MADRID – Three years ago, the United States and the European Union launched negotiations on the Transatlantic Trade and Investment Partnership (TTIP), promising to complete them on “one tank of gas.” But now the talks are running on fumes, with sniping on both sides and the political window for an agreement closing fast.
The obstacles that the TTIP negotiations have run up against are not exclusive to that agreement. They reflect a broader trend – one that demands a fundamental rethink of the prevailing approach to trade and free-trade agreements.
It is no secret that the backlash against such agreements has been gaining traction in recent years. In the US, both presumptive nominees for the presidency – the Democrats’ Hillary Clinton and the Republicans’ Donald Trump – have espoused anti-trade views, with Trump projecting a mercantilist approach unseen in mainstream US political debate since before World War II. Moreover, it looks increasingly unlikely that the Trans-Pacific Partnership, which the US has negotiated with 11 other Pacific Rim countries, will receive congressional support.

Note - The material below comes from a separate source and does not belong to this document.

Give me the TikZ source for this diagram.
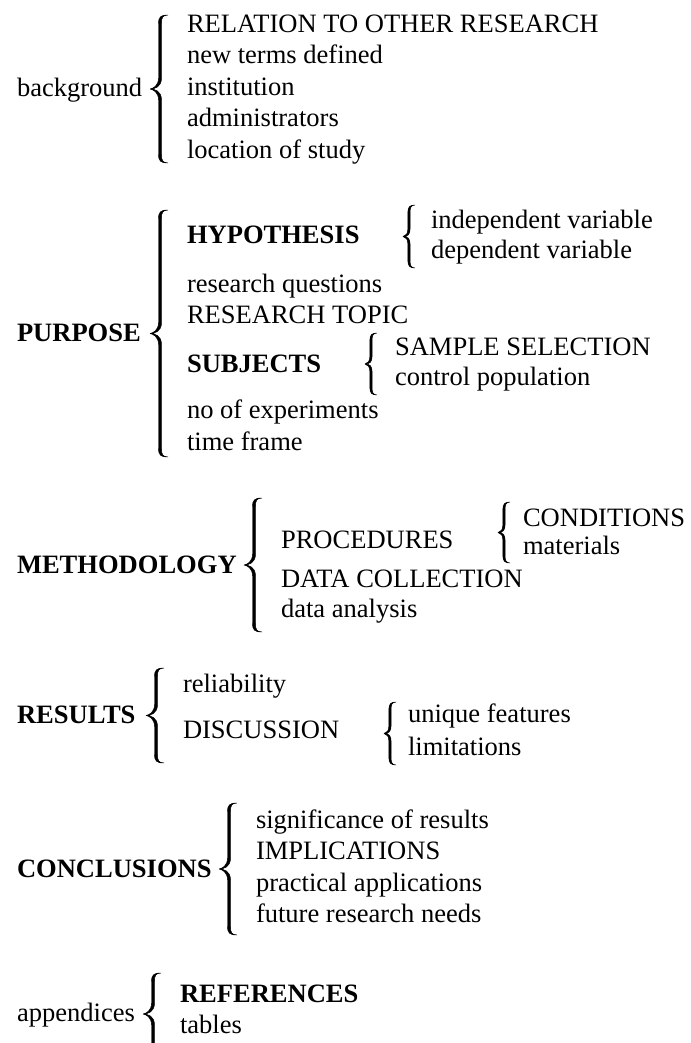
\documentclass[tikz,border=0pt]{standalone}
\usepackage{fontspec}
\setmainfont{Liberation Serif}

% Tapered curly brace, filled between a left and a right edge.
% #1 tip x, #2 top, #3 bottom, #4 tip-to-bar distance, #5 bar-to-hook distance,
% #6 hook depth, #7 neck depth, #8 half stroke width at the bar
\newcommand{\curlybrace}[8]{%
  \pgfmathsetmacro{\bm}{(#2+#3)/2}%
  \pgfmathsetmacro{\bl}{#1+#4-#8}%
  \pgfmathsetmacro{\br}{#1+#4+#8}%
  \pgfmathsetmacro{\hx}{#1+#4+#5}%
  \fill[brace line]
    (\hx,#2) .. controls ({\bl+2},#2) and (\bl,{#2+2}) .. (\bl,{#2+#6})
    -- (\bl,{\bm-#7}) .. controls (\bl,{\bm-3}) and ({#1+3},{\bm-0.5}) .. (#1,\bm)
    .. controls ({#1+3},{\bm+0.5}) and (\bl,{\bm+3}) .. (\bl,{\bm+#7})
    -- (\bl,{#3-#6}) .. controls (\bl,{#3-2}) and ({\bl+2},#3) .. (\hx,#3)
    .. controls ({\br+1},{#3-0.5}) and (\br,{#3-2}) .. (\br,{#3-#6})
    -- (\br,{\bm+#7}) .. controls (\br,{\bm+2}) and ({#1+5},\bm) .. (#1,\bm)
    .. controls ({#1+5},\bm) and (\br,{\bm-2}) .. (\br,{\bm-#7})
    -- (\br,{#2+#6}) .. controls (\br,{#2+2}) and ({\br+1},{#2+0.5}) .. (\hx,#2)
    -- cycle;}
\newcommand{\bigbrace}[3]{\curlybrace{#1}{#2}{#3}{10}{8}{9}{11}{1.5}}
\newcommand{\subbrace}[3]{\curlybrace{#1}{#2}{#3}{6}{6}{7}{8}{1.1}}

\begin{document}
\begin{tikzpicture}[x=0.75pt,y=-0.75pt,
  every node/.style={anchor=base west,inner sep=0pt,outer sep=0pt,
    font=\fontsize{19.9}{24}\selectfont},
  head/.style={font=\fontsize{19.9}{24}\selectfont\bfseries},
  brace line/.style={draw=black,fill=black,line width=0.35pt,line join=round}]
\useasboundingbox (0,0) rectangle (691,1043);
\clip (0,0) rectangle (691,1043);

% background
\node (bg) at (17,96) {background};
\bigbrace{150}{15}{163}
\node (bg1) at (187,32) {RELATION TO OTHER RESEARCH};
\node (bg2) at (187,63.5) {new terms defined};
\node (bg3) at (187,95) {institution};
\node (bg4) at (187,126.5) {administrators};
\node (bg5) at (187,158) {location of study};

% purpose
\node[head] (pu) at (17,341) {PURPOSE};
\bigbrace{150}{210}{457}
\node[head] (hyp) at (187,243) {HYPOTHESIS};
\subbrace{403}{205}{268}
\node (hyp1) at (431,228) {independent variable};
\node (hyp2) at (431,258) {dependent variable};
\node (pu2) at (187,292) {research questions};
\node (pu3) at (187,323) {RESEARCH TOPIC};
\node[head] (sub) at (187,372) {SUBJECTS};
\subbrace{365}{333}{395}
\node (sub1) at (395,355) {SAMPLE SELECTION};
\node (sub2) at (395,385) {control population};
\node (pu5) at (187,418) {no of experiments};
\node (pu6) at (187,450) {time frame};

% methodology
\node[head] (me) at (17,573) {METHODOLOGY};
\bigbrace{244}{498}{632}
\node (pro) at (281,548) {PROCEDURES};
\subbrace{498}{502}{563}
\node (pro1) at (523,526) {CONDITIONS};
\node (pro2) at (523,554) {materials};
\node (me2) at (281,587) {DATA COLLECTION};
\node (me3) at (281,617) {data analysis};

% results
\node[head] (re) at (17,723) {RESULTS};
\bigbrace{146}{668}{763}
\node (re1) at (183,692) {reliability};
\node (dis) at (183,738) {DISCUSSION};
\subbrace{384}{702}{765}
\node (dis1) at (408,722) {unique features};
\node (dis2) at (408,755) {limitations};

% conclusions
\node[head] (co) at (17,877) {CONCLUSIONS};
\bigbrace{219}{803}{935}
\node (co1) at (256,828) {significance of results};
\node (co2) at (256,859) {IMPLICATIONS};
\node (co3) at (256,891) {practical applications};
\node (co4) at (256,922) {future research needs};

% appendices
\node (ap) at (17,1021) {appendices};
\bigbrace{143}{973}{1055}
\node[head] (ap1) at (180,1002) {REFERENCES};
\node (ap2) at (180,1033) {tables};
\end{tikzpicture}
\end{document}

Politicians in Europe are also following voters in turning against the TTIP. French President François Hollande, in particular, has intensified his opposition to the agreement in the run-up to next year’s presidential election. Support for the agreement has weakened so significantly, in fact, that European Commission President Jean-Claude Juncker has called for leaders to reaffirm their commitment to the deal at this month’s European Council.